Lehman continued: “Mahbod is my friend. He’s a brilliant, creative, complicated person with a ton of love in his heart. Without Mahbod Rap Genius would not exist, and I am grateful for all he has done to help Rap Genius succeed.
“But I cannot let him compromise the Rap Genius mission — a mission that remains almost as delicate and inchoate as it was when we three founders decided to devote our lives to it almost 5 years ago.”
Lehman said the site, which describes its mission as helping users “discover the meaning of rap lyrics,” decided to post Rodger’s writings in hopes that users’ annotations “will eventually be a good resource for people looking to understand this tragedy.”
Part One of Rodger’s writings currently appears on Rap Genius between breakdowns of the lyrics to “Believe Me” by Lil Wayne and John Legend’s “All Of Me.”
In December, Google penalized Rap Genius after a user exposed what he called a scheme to manipulate search results and drive traffic to the site.

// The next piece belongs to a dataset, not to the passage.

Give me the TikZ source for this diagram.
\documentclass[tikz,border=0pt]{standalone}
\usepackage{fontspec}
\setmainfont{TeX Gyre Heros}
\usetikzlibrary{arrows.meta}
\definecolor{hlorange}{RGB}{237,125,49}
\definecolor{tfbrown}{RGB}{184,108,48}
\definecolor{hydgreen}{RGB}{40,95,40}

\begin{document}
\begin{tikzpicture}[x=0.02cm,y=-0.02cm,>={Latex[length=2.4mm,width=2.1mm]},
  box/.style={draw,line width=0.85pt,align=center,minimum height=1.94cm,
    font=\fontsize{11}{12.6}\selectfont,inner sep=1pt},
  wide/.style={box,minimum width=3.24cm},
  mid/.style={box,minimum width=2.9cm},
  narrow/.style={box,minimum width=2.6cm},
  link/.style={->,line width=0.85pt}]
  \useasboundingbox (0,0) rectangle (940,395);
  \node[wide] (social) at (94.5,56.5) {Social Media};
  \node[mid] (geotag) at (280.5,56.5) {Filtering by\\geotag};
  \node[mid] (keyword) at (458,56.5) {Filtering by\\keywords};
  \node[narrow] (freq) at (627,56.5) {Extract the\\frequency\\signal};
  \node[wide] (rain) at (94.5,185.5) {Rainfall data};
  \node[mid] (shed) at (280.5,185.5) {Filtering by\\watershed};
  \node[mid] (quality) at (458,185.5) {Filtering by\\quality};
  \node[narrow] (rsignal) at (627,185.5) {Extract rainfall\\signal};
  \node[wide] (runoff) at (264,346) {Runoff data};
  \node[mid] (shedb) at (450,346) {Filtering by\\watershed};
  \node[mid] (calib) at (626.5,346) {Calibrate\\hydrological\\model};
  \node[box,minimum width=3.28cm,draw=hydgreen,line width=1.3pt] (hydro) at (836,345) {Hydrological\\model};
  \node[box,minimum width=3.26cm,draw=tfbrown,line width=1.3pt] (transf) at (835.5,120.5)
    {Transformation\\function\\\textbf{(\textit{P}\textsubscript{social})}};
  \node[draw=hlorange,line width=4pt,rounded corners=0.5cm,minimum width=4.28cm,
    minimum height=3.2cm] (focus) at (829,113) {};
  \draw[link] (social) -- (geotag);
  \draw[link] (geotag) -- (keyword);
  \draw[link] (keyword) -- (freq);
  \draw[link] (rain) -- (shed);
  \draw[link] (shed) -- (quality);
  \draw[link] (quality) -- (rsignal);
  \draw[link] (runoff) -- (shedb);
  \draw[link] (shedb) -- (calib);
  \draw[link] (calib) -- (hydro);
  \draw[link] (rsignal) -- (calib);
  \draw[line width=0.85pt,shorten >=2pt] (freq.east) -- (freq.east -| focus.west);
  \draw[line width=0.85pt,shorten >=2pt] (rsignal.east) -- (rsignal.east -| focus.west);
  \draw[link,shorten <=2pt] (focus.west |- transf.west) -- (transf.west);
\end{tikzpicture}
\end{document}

The site removed the offending links and regained its Google ranking.
As is frequently the case in today’s digital world, the social-media backlash against Moghadam’s comments was fast and brutal.
“Appalling use of technology by already questionable behaving site,” Re/code co-executive editor Kara Swisher wrote on Twitter with a link to that site’s story.

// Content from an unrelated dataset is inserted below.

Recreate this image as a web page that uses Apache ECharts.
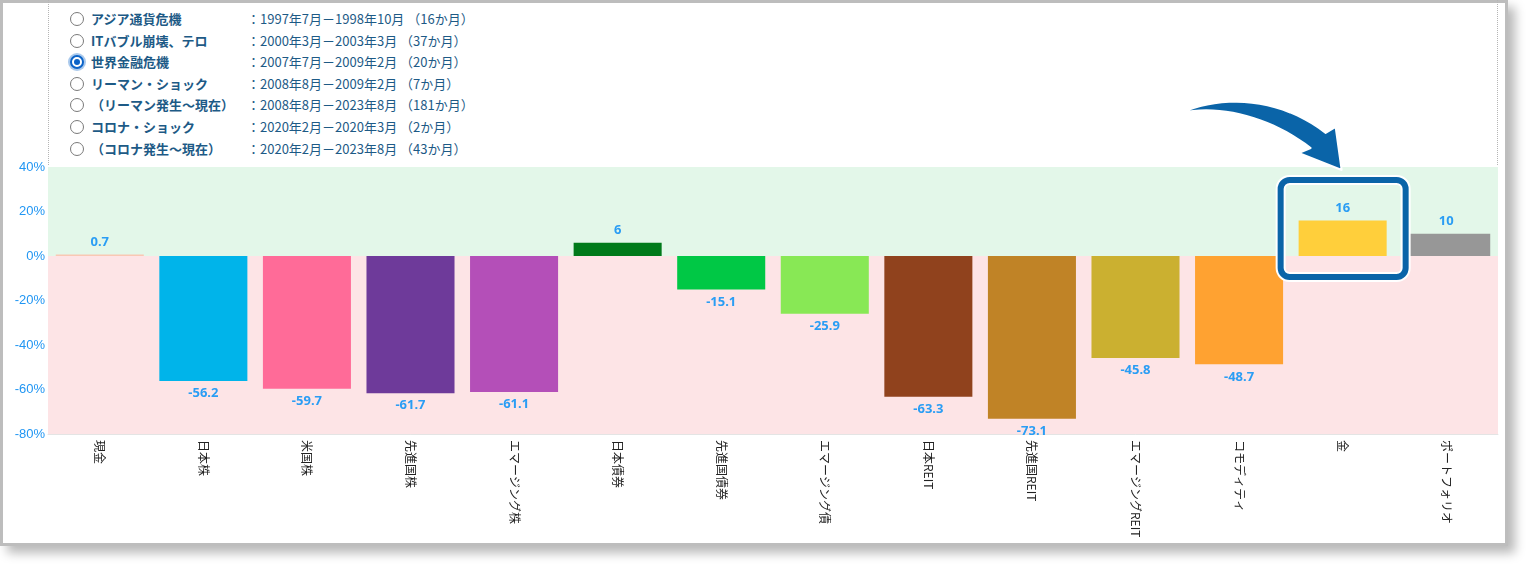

“What’s most newsworthy about the story of the Rap Genius founder isn’t that he was fired but that he didn’t think his words were wrong,” tweeted author and tech journalist Ed Bott.
Observers also criticized Moghadam’s own Twitter feed, which features many posts that could be viewed as crude at best and sexist at worst.
On Monday, Moghadam took to Twitter to beg forgiveness for his comments.
“I want to apologize to everyone,” he wrote. “I need to hear these criticisms, reflect for real, and work on becoming a better person.”